De plus, la complexité des recrutements impose des défis particuliers aux médecins qui viennent d’ailleurs et il en résulte en fin de compte des effectifs de Noirs très limités dans le système canadien. On retrouve de plus en plus de médecins chevronnés d’Afrique ou d’Europe au volant des taxis ou derrière des comptoirs de restaurants parce qu’ils ne parviennent pas à faire reconnaître leurs acquis et rejoindre le corps médical. Au Canada, les immigrants représentent le quart des travailleurs du secteur de la santé selon le ministère fédéral de l’immigration mais ces données incluent toutes les communautés d’immigrants.

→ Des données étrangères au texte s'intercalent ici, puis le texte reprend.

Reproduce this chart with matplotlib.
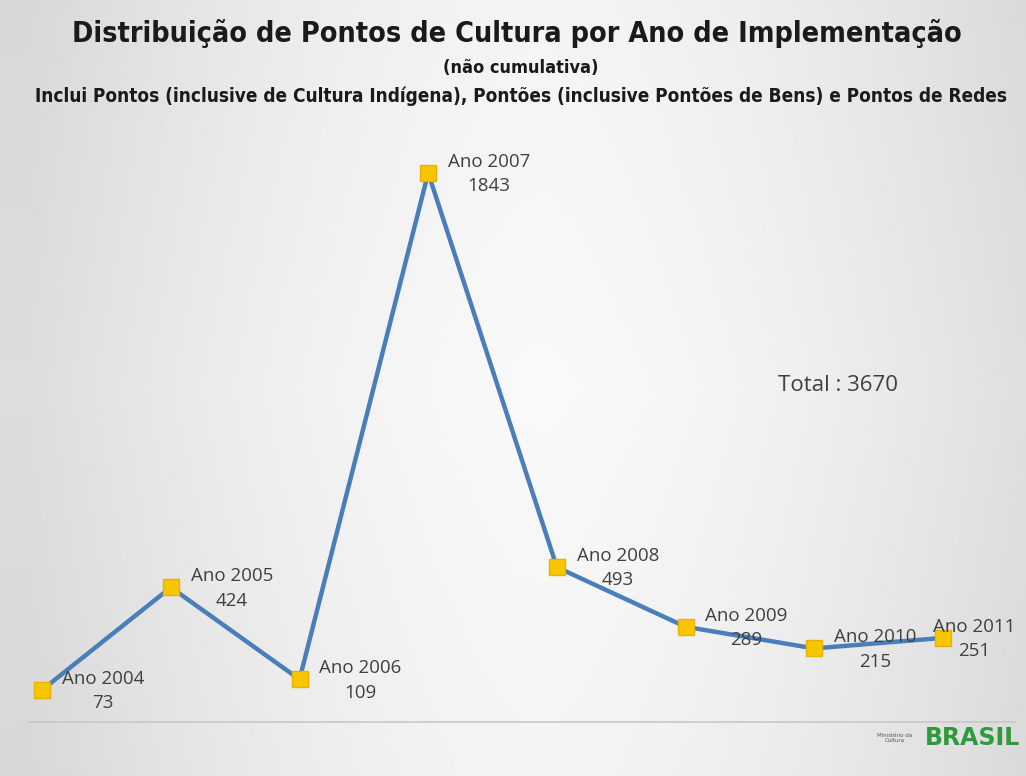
import numpy as np
import matplotlib.pyplot as plt

anos = [2004, 2005, 2006, 2007, 2008, 2009, 2010, 2011]
pontos = [73, 424, 109, 1843, 493, 289, 215, 251]
total = 3670

titulo = 'Distribuição de Pontos de Cultura por Ano de Implementação'
subtitulo = '(não cumulativa)'
nota = ('Inclui Pontos (inclusive de Cultura Indígena), Pontões (inclusive '
        'Pontões de Bens) e Pontos de Redes')

W, H = 1026, 776
fig = plt.figure(figsize=(W / 100, H / 100), dpi=100)

# slide background: light centre fading to grey at the edges
bg = fig.add_axes([0, 0, 1, 1])
xx, yy = np.meshgrid(np.linspace(-1, 1, 400), np.linspace(-1, 1, 300))
shade = 0.975 - 0.11 * np.clip(np.abs(xx - 0.05) ** 1.6, 0, 1) - 0.02 * np.abs(yy)
bg.imshow(shade, cmap='gray', vmin=0, vmax=1, aspect='auto',
          extent=[0, 1, 0, 1], interpolation='bilinear')
bg.set_axis_off()

ax = fig.add_axes([28 / W, 1 - 722 / H, (1015 - 28) / W, (722 - 140) / H])
ax.patch.set_alpha(0)
ax.plot(anos, pontos, '-', color='#4a7ebb', lw=3.2, zorder=2)
ax.plot(anos, pontos, 's', color='#f7c600', mec='#e8b000', mew=1,
        ms=12, zorder=3)
for a, p in zip(anos, pontos):
    # last label sits over its marker, the others to the right
    dx = 31 if a == anos[-1] else 61
    ax.annotate(f'Ano {a}\n{p}', (a, p), xytext=(dx, -1),
                textcoords='offset pixels', ha='center', va='center',
                multialignment='center', fontsize=13.5, color='#404040',
                family='Open Sans', linespacing=1.45, zorder=4)

ax.text(2009.72, 1117, f'Total : {total}', fontsize=16, color='#404040',
        family='Open Sans', va='center', ha='left')

ax.set_xlim(2003.89, 2011.56)
ax.set_ylim(-37, 1956)
for s in ['top', 'right', 'left']:
    ax.spines[s].set_visible(False)
ax.spines['bottom'].set_color('#c8c8c8')
ax.spines['bottom'].set_linewidth(1.2)
ax.set_xticks([])
ax.set_yticks([])

fig.text(517 / W, 1 - 33 / H, titulo, ha='center', va='center', fontsize=20.6,
         family='DejaVu Sans', stretch='condensed', weight='bold',
         color='#1a1a1a')
fig.text(521 / W, 1 - 68 / H, subtitulo, ha='center', va='center', fontsize=13,
         family='DejaVu Sans', stretch='condensed', weight='bold',
         color='#1a1a1a')
fig.text(521 / W, 1 - 96 / H, nota, ha='center', va='center', fontsize=13.6,
         family='DejaVu Sans', stretch='condensed', weight='bold',
         color='#1a1a1a')

# ministry / government mark, bottom right
fig.text(895 / W, 1 - 738 / H, 'Ministério da\nCultura', ha='center',
         va='center', fontsize=4, color='#555555', family='DejaVu Sans')
fig.text(1020 / W, 1 - 738 / H, 'BRASIL', ha='right', va='center',
         fontsize=17, weight='bold', color='#2f9a3c', family='DejaVu Sans')

fig.savefig('out.png', dpi=100)
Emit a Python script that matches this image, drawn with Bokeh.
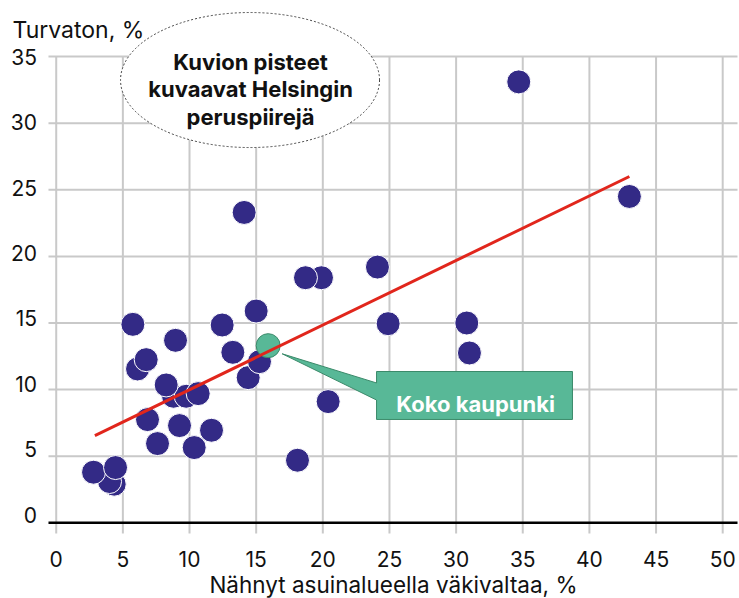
from bokeh.plotting import figure
from bokeh.core.properties import value
from bokeh.embed import file_html
from bokeh.resources import INLINE

# ---------------- data ----------------
violence_seen = [4.35, 4.0, 2.8, 4.45, 34.7, 43.0, 14.1, 19.9, 18.7, 24.1, 15.0,
                 5.75, 12.45, 8.95, 13.25, 14.4, 15.25, 6.1, 6.75, 8.8, 9.75,
                 10.65, 8.25, 6.85, 9.25, 11.65, 7.6, 10.35, 18.1, 20.4, 24.9,
                 30.8, 31.0]
insecure = [2.9, 3.1, 3.8, 4.15, 33.1, 24.5, 23.3, 18.4, 18.4, 19.2, 15.9,
            14.9, 14.85, 13.7, 12.8, 10.9, 12.1, 11.55, 12.25, 9.5, 9.5,
            9.7, 10.35, 7.75, 7.3, 6.95, 5.95, 5.65, 4.7, 9.1, 14.95,
            15.0, 12.75]
city_x = [15.9]
city_y = [13.3]
city_label = "Koko kaupunki"
trend_x = [2.9, 43.0]
trend_y = [6.55, 26.0]
x_ticks = [0, 5, 10, 15, 20, 25, 30, 35, 40, 45, 50]
x_tick_labels = [str(v) for v in x_ticks]
y_ticks = [0, 5, 10, 15, 20, 25, 30, 35]
y_tick_labels = [str(v) for v in y_ticks]
y_title = "Turvaton, %"
x_title = "Nähnyt asuinalueella väkivaltaa, %"
note_lines = ["Kuvion pisteet", "kuvaavat Helsingin", "peruspiirejä"]

FONT = "Inter"
TXT = "#111111"
BLUE = "#332a86"
GREEN = "#58b897"
GREEN_DARK = "#3b8a6a"
RED = "#e1261c"
GRID = "#c9c9c9"

# plot ranges (the frame covers the whole canvas)
X0, X1 = -4.18, 51.26
Y0, Y1 = -5.68, 39.21
GRID_X0, GRID_X1 = -0.58, 51.11   # horizontal extent of grid / axis line
GRID_Y0 = -0.80                   # lower end of the vertical grid lines
Y_LABEL_X = -1.44                 # right edge of y tick labels
X_LABEL_Y = -2.70                 # baseline of x tick labels

p = figure(width=739, height=598, x_range=(X0, X1), y_range=(Y0, Y1),
           output_backend="svg", toolbar_location=None,
           x_axis_location=None, y_axis_location=None,
           min_border_left=0, min_border_right=0, min_border_top=0,
           min_border_bottom=0)
p.outline_line_color = None
p.background_fill_color = "white"
p.border_fill_color = "white"
p.grid.visible = False

# grid lines
h_ticks = [v for v in y_ticks if v != 0]
p.segment(x0=[GRID_X0] * len(h_ticks), y0=h_ticks, x1=[GRID_X1] * len(h_ticks),
          y1=h_ticks, line_color=GRID, line_width=2)
p.segment(x0=x_ticks, y0=[max(y_ticks)] * len(x_ticks), x1=x_ticks,
          y1=[GRID_Y0] * len(x_ticks), line_color=GRID, line_width=2)
# x axis line at zero
p.segment(x0=[GRID_X0], y0=[0], x1=[GRID_X1], y1=[0], line_color="#000000",
          line_width=2.5)

# x tick labels and axis title
p.text(x=x_ticks, y=[X_LABEL_Y] * len(x_ticks), text=x_tick_labels,
       text_font=value(FONT), text_font_size="21px", text_color=TXT,
       text_align="center", text_baseline="alphabetic")
p.text(x=[25.3], y=[-4.62], text=[x_title], text_font=value(FONT),
       text_font_size="22.5px", text_color=TXT, text_align="center",
       text_baseline="alphabetic")

# y tick labels (drift slightly upward towards the bottom, as in the original)
y_label_offsets = [-(max(y_ticks) - v) * 8 / max(y_ticks) for v in y_ticks]
p.text(x=[Y_LABEL_X] * len(y_ticks), y=y_ticks, text=y_tick_labels,
       y_offset=y_label_offsets, text_font=value(FONT), text_font_size="21px",
       text_color=TXT, text_align="right", text_baseline="middle")

# y title
p.text(x=[-3.28], y=[36.96], text=[y_title], text_font=value(FONT),
       text_font_size="23px", text_color=TXT, text_align="left",
       text_baseline="alphabetic")

# points
p.scatter(violence_seen, insecure, size=24, fill_color=BLUE,
          line_color="white", line_width=1)
p.scatter(city_x, city_y, size=24, fill_color=GREEN,
          line_color=GREEN_DARK, line_width=1)

# trend line
p.line(trend_x, trend_y, line_color=RED, line_width=3)

# callout for city
p.patch(x=[24.03, 38.73, 38.73, 24.03, 24.03, 16.95, 24.03],
        y=[11.36, 11.36, 7.76, 7.76, 9.22, 12.69, 10.50],
        fill_color=GREEN, line_color=GREEN_DARK, line_width=1)
p.text(x=[31.46], y=[8.93], text=[city_label], text_font=value(FONT),
       text_font_style="bold", text_font_size="22px", text_color="white",
       text_align="center", text_baseline="alphabetic")

# note ellipse
p.ellipse(x=[14.54], y=[33.24], width=[19.43], height=[10.14],
          fill_color="white", line_color="#444444", line_width=1,
          line_dash="2 2")
p.text(x=[14.58] * 3, y=[34.63, 32.53, 30.43], text=note_lines,
       text_font=value(FONT), text_font_style="bold", text_font_size="22px",
       text_color=TXT, text_align="center", text_baseline="alphabetic")

open("out.html", "w").write(file_html(p, INLINE))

En plus des programmes communautaires visant à éduquer et à aider les nouveaux arrivants, le Docteur Julius Anang recommande d’améliorer la communication entre les prestataires de services et leurs patients à travers des modules de compétences culturelles dans leurs curricula de formation. En plus des problématiques en lien avec la formation des professionnels, les experts redoutent aussi d’autres difficultés d’intégration notamment sur le plan de la littératie.
Une offre de soins non adaptée à l’Afrique
Lors d’une rencontre internationale que Santé Canada a organisée en 2023 en collaboration avec des instituts de recherche en santé au Canada, plusieurs participants avaient déjà relevé que le système de soins de santé n’était pas assez inclusif et que les prestataires de soins avaient du mal à appréhender les enjeux de santé des immigrants. Selon Alphonse Lawson, la santé est vitale et fondamentale dans le projet d’immigration mais on note un certain nombre de défis et d’inégalités systémiques qui font que l’offre des services de santé ne répond pas toujours aux besoins des couches racisées, même si c’est un système universaliste.
Il cite le cas de Marie Paule Ehoussou, une femme de 25 ans qui a succombé en octobre dernier à la drépanocytose, une maladie génétique touchant les globules rouges. Elle était connue pour son engagement communautaire et sa lutte pour les droits des étudiants à l’Université de Saint-Boniface à Winnipeg.
« Marie Paule Ehoussou avait de l’avenir, mais par manque d’offre de soins adaptés elle a perdu la vie », martèle Alphonse Lawson, la voix chargée d’émotions. Il souligne que le système canadien ne s’adapte pas rapidement à la transformation de la population et notamment à certaines maladies génétiques mal connues du corps médical.
«Le problème de la ressources humaines est une réalité », renchérit Idrissa Béogo, professeur agrégé à l’École des sciences infirmières de l’Université d’Ottawa et par ailleurs directeur par intérim du centre interdisciplinaire pour la santé des Noirs.
«Nous sommes le premier centre de recherche entièrement dédié à la santé des Noirs mais nous manquons cruellement de financement » , explique-t-il, arguant qu’il dispose dans son centre d’un laboratoire de recherche sur les soins de longue durée pour les minorités visibles mais «il n y a pas de subvention.» Pourtant, certains patients se font souvent dire que les professionnels (professionnels blancs) ne comprennent pas leur expérience. En plus de la question du financement, Idrissa Beogo réitère les réalités de la discrimination et du racisme dans l’accès aux soins de santé et note que les nouveaux arrivants sont en meilleur état de santé..
« Lorsqu’ils arrivent au Canada, les immigrants sont en meilleure santé mais plusieurs études montrent que dans une période relative d’environ 10 ans après leur établissement, leur état de santé se dégrade considérablement par rapport à la majorité. » C’est la notion de l’immigrant en santé documenté par Statistique Canada en 2011.
C’est ainsi que l’intégration emporte son lot d’enjeux, y compris la santé mentale encore taboue dans certaines communautés noires. La psychologue d’origine camerounaise relève que certaines communautés africaines confondent encore santé mentale et maladie mentale, en raison des réalités culturelles de leurs pays d’origine.